Sometimes the explanation for cruelty is hard to live with but is as simple and clear as rain:

Why do you kick the fat boy?

Because you can.

But if the Central Park assailants were mainly black and Latino, so were the men who attempted to help the terrified women. There was a moment of compassion caught on camera that’s as powerful as all the awful moments. When one woman stumbles from the crowd, weeping and trying to hide her bare breasts, three men come up to her, surrounding her but protectively. They make a wall of their backs. They bend low, concern on their faces, trying to talk to her. She’s crying so hard, I don’t think she hears them. One man tries to put something over her shoulders — a towel, a shirt? Another of the men pulls his mesh jersey over his head and hands it to her to wear.

In that way, with their bodies and their clothes, they cover her nakedness. And with their concern, they pull her back into the human family.

Those three men looked like every other young man there, like the attackers: young, male and nonwhite. They had also come for some excitement. They were also in a crowd on a hot summer day.

It’s just not true that, given the right conditions, every person will behave the same way. You can’t say the men in the park behaved the way they did because they’re left out of the American dream or overly influenced by MTV or the way girls behave on spring break or how President Clinton behaves year round or any number of reasons that have been bandied about.

Instead, imagine yourself there in the park that day and then ask what you would’ve done.
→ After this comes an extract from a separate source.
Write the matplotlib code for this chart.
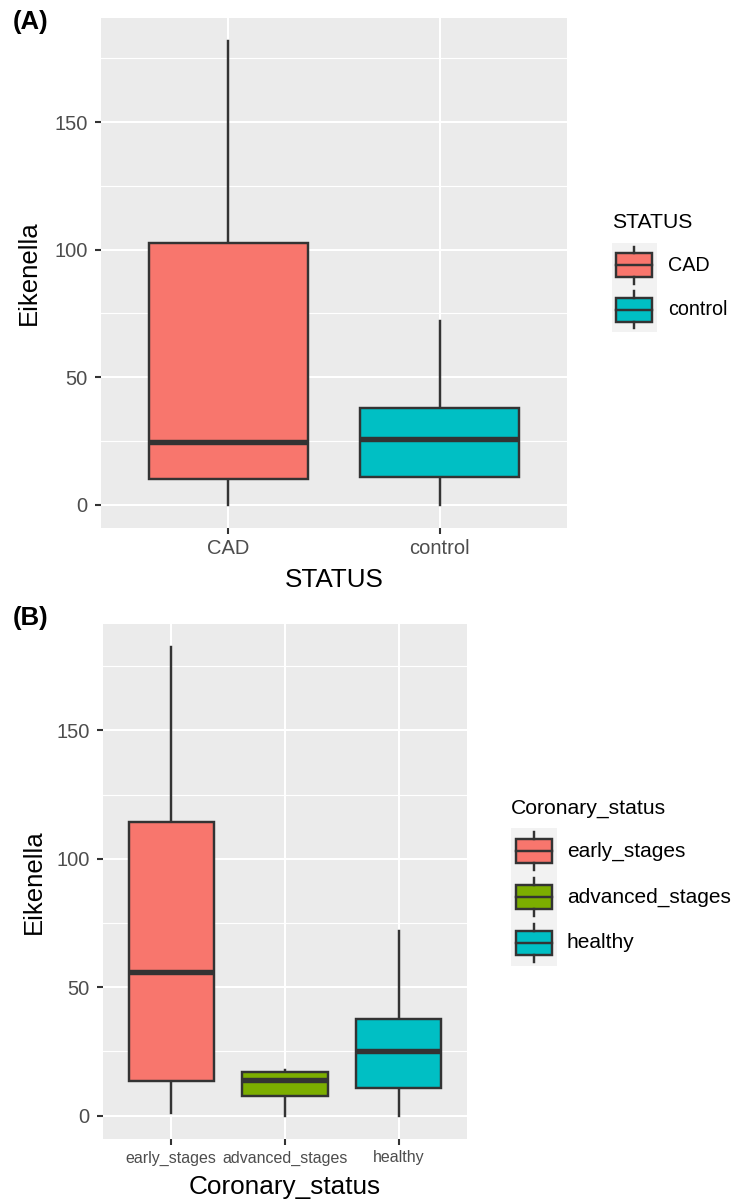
import matplotlib
matplotlib.use("Agg")
import matplotlib.pyplot as plt
from matplotlib.patches import Rectangle
from matplotlib.lines import Line2D

plt.rcParams['font.family'] = ['Liberation Sans', 'DejaVu Sans']

# ---------------- data ----------------
status_labels = ["CAD", "control"]
status_colors = ["#F8766D", "#00BFC4"]
a_whislo = [0.0, 0.0]
a_q1 = [10.2, 11.0]
a_med = [24.7, 25.8]
a_q3 = [102.6, 38.0]
a_whishi = [181.7, 72.0]

coronary_labels = ["early_stages", "advanced_stages", "healthy"]
coronary_colors = ["#F8766D", "#7CAE00", "#00BFC4"]
b_whislo = [1.0, 0.0, 0.0]
b_q1 = [13.6, 7.8, 10.9]
b_med = [56.0, 14.0, 25.3]
b_q3 = [114.3, 17.1, 37.7]
b_whishi = [182.3, 17.9, 72.0]

y_ticks = [0, 50, 100, 150]
y_minor = [25, 75, 125, 175]

W, H = 736, 1201
DPI = 100
fig = plt.figure(figsize=(W / DPI, H / DPI), dpi=DPI)

EDGE = "#333333"
TICKC = "#4D4D4D"
BG = "#EBEBEB"
LW = 1.75


def px_axes(l, t, r, b):
    return fig.add_axes([l / W, 1 - b / H, (r - l) / W, (b - t) / H])


def draw_panel(ax, labels, colors, lo, q1, med, q3, hi, xfs, ylab_x, xlab_y,
               xtitle):
    stats = []
    for i in range(len(labels)):
        stats.append(dict(label=labels[i], whislo=lo[i], q1=q1[i], med=med[i],
                          q3=q3[i], whishi=hi[i], fliers=[]))
    pos = list(range(1, len(labels) + 1))
    ax.set_facecolor(BG)
    for s in ax.spines.values():
        s.set_visible(False)
    ymin = min(lo)
    ymax = max(hi)
    pad = 0.05 * (ymax - ymin)
    ax.set_ylim(ymin - pad, ymax + pad)
    ax.set_xlim(0.4, len(labels) + 0.6)
    for v in y_minor:
        ax.axhline(v, color="white", lw=0.8, zorder=0.5)
    for v in y_ticks:
        ax.axhline(v, color="white", lw=1.5, zorder=0.6)
    for p in pos:
        ax.axvline(p, color="white", lw=1.5, zorder=0.6)
    bp = ax.bxp(stats, positions=pos, widths=0.75, patch_artist=True,
                showcaps=False, showfliers=False,
                boxprops=dict(edgecolor=EDGE, linewidth=LW),
                whiskerprops=dict(color=EDGE, linewidth=LW),
                medianprops=dict(color=EDGE, linewidth=3.9,
                                 solid_capstyle="butt"))
    for patch, c in zip(bp["boxes"], colors):
        patch.set_facecolor(c)
        patch.set_zorder(2)
    for ln in bp["whiskers"]:
        ln.set_zorder(1.5)
    for ln in bp["medians"]:
        ln.set_zorder(3)
    ax.set_yticks(y_ticks)
    ax.set_yticklabels([str(v) for v in y_ticks])
    ax.set_xticks(pos)
    ax.set_xticklabels(labels)
    ax.tick_params(axis="y", length=4.2, width=1.5, color=EDGE,
                   labelcolor=TICKC, labelsize=14.5, pad=5.5)
    ax.tick_params(axis="x", length=4.2, width=1.5, color=EDGE,
                   labelcolor=TICKC, labelsize=xfs, pad=4)
    ax.set_ylabel("Eikenella", fontsize=18.5, color="black", va="center")
    ax.yaxis.set_label_coords(ylab_x, 0.5)
    ax.set_xlabel(xtitle, fontsize=18.8, color="black", va="center")
    ax.xaxis.set_label_coords(0.5, xlab_y)


def draw_legend(title, labels, colors, x, title_y, key_top, key_size,
                label_x, fs_title, fs_text):
    fig.text(x / W, 1 - title_y / H, title, fontsize=fs_title,
             va="center", ha="left")
    for i, (lab, c) in enumerate(zip(labels, colors)):
        t = key_top + i * key_size
        kax = px_axes(x, t, x + key_size, t + key_size)
        kax.set_xlim(0, 1)
        kax.set_ylim(0, 1)
        kax.set_facecolor("#F2F2F2")
        kax.set_xticks([])
        kax.set_yticks([])
        for s in kax.spines.values():
            s.set_visible(False)
        kax.add_line(Line2D([0.5, 0.5], [0.08, 0.23], color=EDGE, lw=LW))
        kax.add_line(Line2D([0.5, 0.5], [0.77, 0.92], color=EDGE, lw=LW))
        kax.add_patch(Rectangle((0.1, 0.23), 0.8, 0.54, facecolor=c,
                                edgecolor=EDGE, lw=LW))
        kax.add_line(Line2D([0.1, 0.9], [0.5, 0.5], color=EDGE, lw=LW))
        fig.text(label_x / W, 1 - (t + key_size / 2) / H, lab,
                 fontsize=fs_text, va="center", ha="left")


# Panel A
axA = px_axes(101, 18, 567, 528)
draw_panel(axA, status_labels, status_colors, a_whislo, a_q1, a_med, a_q3,
           a_whishi, 14.5, (29 - 101) / 466, (528 - 580) / 510, "STATUS")
draw_legend("STATUS", status_labels, status_colors, 612, 222, 243, 44.5,
            668, 15.2, 14.2)
fig.text(13 / W, 1 - 22 / H, "(A)", fontsize=18.5, fontweight="bold",
         va="center", ha="left")

# Panel B
axB = px_axes(103, 624, 467, 1139)
draw_panel(axB, coronary_labels, coronary_colors, b_whislo, b_q1, b_med,
           b_q3, b_whishi, 11.5, (34 - 103) / 364, (1139 - 1187) / 515,
           "Coronary_status")
draw_legend("Coronary_status", coronary_labels, coronary_colors, 511, 808,
            828, 46, 567, 15.2, 15.0)
fig.text(13 / W, 1 - 618 / H, "(B)", fontsize=18.5, fontweight="bold",
         va="center", ha="left")

fig.savefig("out.png", dpi=DPI)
The girls were obviously afraid. They all were yelling or crying. There are men who look at a girl stripped and afraid and are exhilarated. And there are men who look at that same girl and more than anything else want to be able to rescue her.

There are people who have a strong sense of injustice and are inflamed by anything so obviously unfair, so simply cruel. And some of those people are men, young men, young black and Puerto Rican men who came to the parade that hot sunny Sunday to party.